Пока он говорил, она не чувствовала боли, а теперь будто ощутила на щеке каждый его палец — настолько болезненным и глубоким было разочарование.
— Но я ведь могу продолжать учиться в скриптории, не так ли? — спросила она. — Письмо — это моя жизнь! Клянусь, я обуздаю свою гордыню и впредь, как и сейчас, буду отличать главное от второстепенного...
— Замолчи! — резко оборвал он ее и потом вынес приговор, сразивший ее наповал. — Ты не должна становиться такой, как твой отец, Рагнхильда. В ближайшие несколько лет ты не войдешь в скриптории.
Он отвел взгляд, и только тогда отчаяние и досада оставили его.
— Но что мне тогда делать в этом монастыре? — спросила София, больше не в силах сдерживать слезы.
Одна из монахинь была беременна.
По крайней мере, она так считала, так заявила медсестре и Софии и об этом, казалось, свидетельствовал ее организм. По утрам ее тошнило, груди и ноги разбухли, а живот раздувался все больше и больше.
София внимательно следила за тем, как сестра Корделис ощупывает круглый живот.
Уже три года она служила в больничной палате — ее туда определили отец Иммедиат и мать настоятельница. С большей радостью они сделали бы ее помощницей экономки, но сестра Ирмингард избавила ее от этого, указав на ее замечательную способность запоминать. Она поможет ей хранить в голове сложные рецепты и не будет бросаться в глаза так сильно, как в скриптории, отныне для нее запретного.
София не поблагодарила Ирмингард. Она скучала по ней, но еще больше ей не хватало письма. Только углубляясь в книги по медицине, она снова встречалась с буквами. Однако гораздо чаще ей приходилось щупать человеческое тело, а не читать о нем, и это вызывало у нее отвращение.
Монахини, считавшие себя беременными, были в монастыре не редкостью. Ко многим по ночам являлся Иисус Христос, которого они перед алтарем взяли в мужья, подтвердив это словами: «Я люблю Христа, в постель которого я легла». Тогда сестре Корделис, которая руководила Софией, приходилось проверять названные симптомы, и часто она предоставляла это Софии, и та приходила к выводу, что монахиня выдавала желаемое за действительное.

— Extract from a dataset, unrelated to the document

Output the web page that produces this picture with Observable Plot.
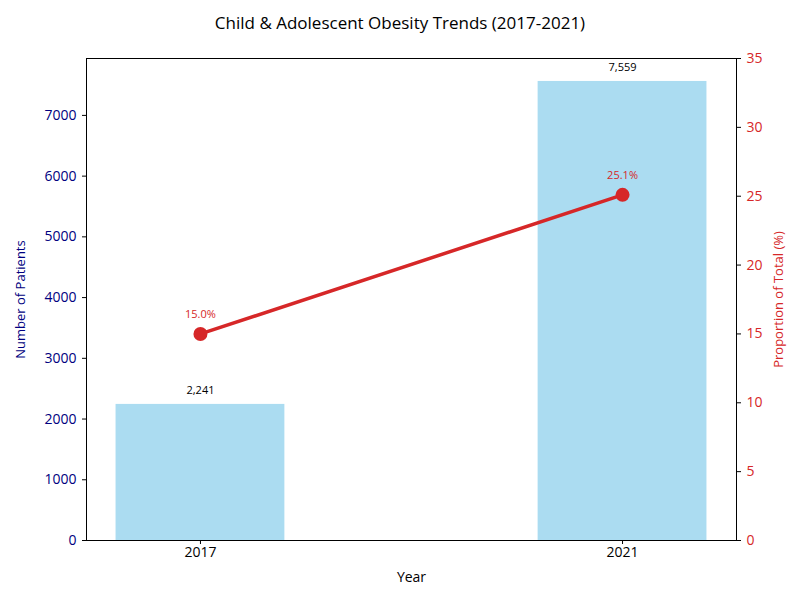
<!DOCTYPE html>
<html>
<head>
<meta charset="utf-8">
<script src="https://cdn.jsdelivr.net/npm/d3@7"></script>
<script src="https://cdn.jsdelivr.net/npm/@observablehq/plot@0.6"></script>
<style>
  body { margin: 0; background: #fff; font-family: "Open Sans", sans-serif; }
  #title { height: 45px; line-height: 46px; text-align: center; font-size: 17px; color: #000; }
</style>
</head>
<body>
<div id="title">Child &amp; Adolescent Obesity Trends (2017-2021)</div>
<div id="chart"></div>
<script>
const years = ["2017", "2021"];
const patients = [2241, 7559];
const proportions = [15.0, 25.1];
const rightTicks = [0, 5, 10, 15, 20, 25, 30, 35];
const leftTicks = [0, 1000, 2000, 3000, 4000, 5000, 6000, 7000];

const yMax = 7559 * 1.05;
const rightMax = 35;
const k = yMax / rightMax;
const navy = "#000080";
const red = "#d62728";

const data = years.map((y, i) => ({i, year: y, patients: patients[i], prop: proportions[i], propY: proportions[i] * k}));

const chart = Plot.plot({
  width: 800,
  height: 555,
  marginTop: 13,
  marginBottom: 60,
  marginLeft: 86,
  marginRight: 64,
  style: {fontFamily: "Open Sans, sans-serif", fontSize: "14px", background: "#fff"},
  x: {domain: [-0.27, 1.27]},
  y: {domain: [0, yMax]},
  marks: [
    Plot.rectY(data, {x1: d => d.i - 0.2, x2: d => d.i + 0.2, y1: 0, y2: "patients", fill: "#abdcf1"}),
    Plot.text(data, {x: "i", y: "patients", text: d => d3.format(",")(d.patients), dy: -14, fontSize: 11, fill: "#000"}),
    Plot.line(data, {x: "i", y: "propY", stroke: red, strokeWidth: 3.5}),
    Plot.dot(data, {x: "i", y: "propY", r: 7, fill: red}),
    Plot.text(data, {x: "i", y: "propY", text: d => d.prop.toFixed(1) + "%", dy: -19, fontSize: 11, fill: red}),
    Plot.frame({stroke: "#000"}),
    Plot.axisX([0, 1], {tickFormat: d => years[d], tickSize: 4, tickPadding: 3, fontSize: 14, fill: "#000", stroke: "#000", label: "Year", labelAnchor: "center", labelArrow: "none", labelOffset: 41}),
    Plot.axisY(leftTicks, {anchor: "left", tickSize: 4, tickPadding: 6, stroke: "#000", fill: navy, fontSize: 14, tickFormat: d => String(d), label: null}),
    Plot.axisY(rightTicks.map(v => v * k), {anchor: "right", tickSize: 4, tickPadding: 6, stroke: "#000", fill: red, fontSize: 14, tickFormat: d => String(Math.round(d / k)), label: null}),
    Plot.text(["Number of Patients"], {frameAnchor: "left", textAnchor: "middle", dx: -66, rotate: -90, fill: navy, fontSize: 13}),
    Plot.text(["Proportion of Total (%)"], {frameAnchor: "right", textAnchor: "middle", dx: 42, rotate: -90, fill: red, fontSize: 13})
  ]
});
document.getElementById("chart").appendChild(chart);
</script>
</body>
</html>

Другие считали, что Христос приходит к ним в образе ребенка, родившегося от девы. Он жадно, больно и радостно пил молоко из их груди. Тогда сестре Корделис и Софии приходилось лечить стертые до крови, покрасневшие соски.
Другие говорили, что Христос оставил на них стигматы (Покраснения на коже, кровавые подтеки, возникающие на коже верующих людей в тех местах, где у Иисуса Христа находились раны от тернового венца и гвоздей). Их ладони кровоточили и вызывали всеобщее благоговение до тех пор, пока сестра Корделис не излечивала воспаленные места микстурами из оленьего жира, камфары и говяжьего мозга.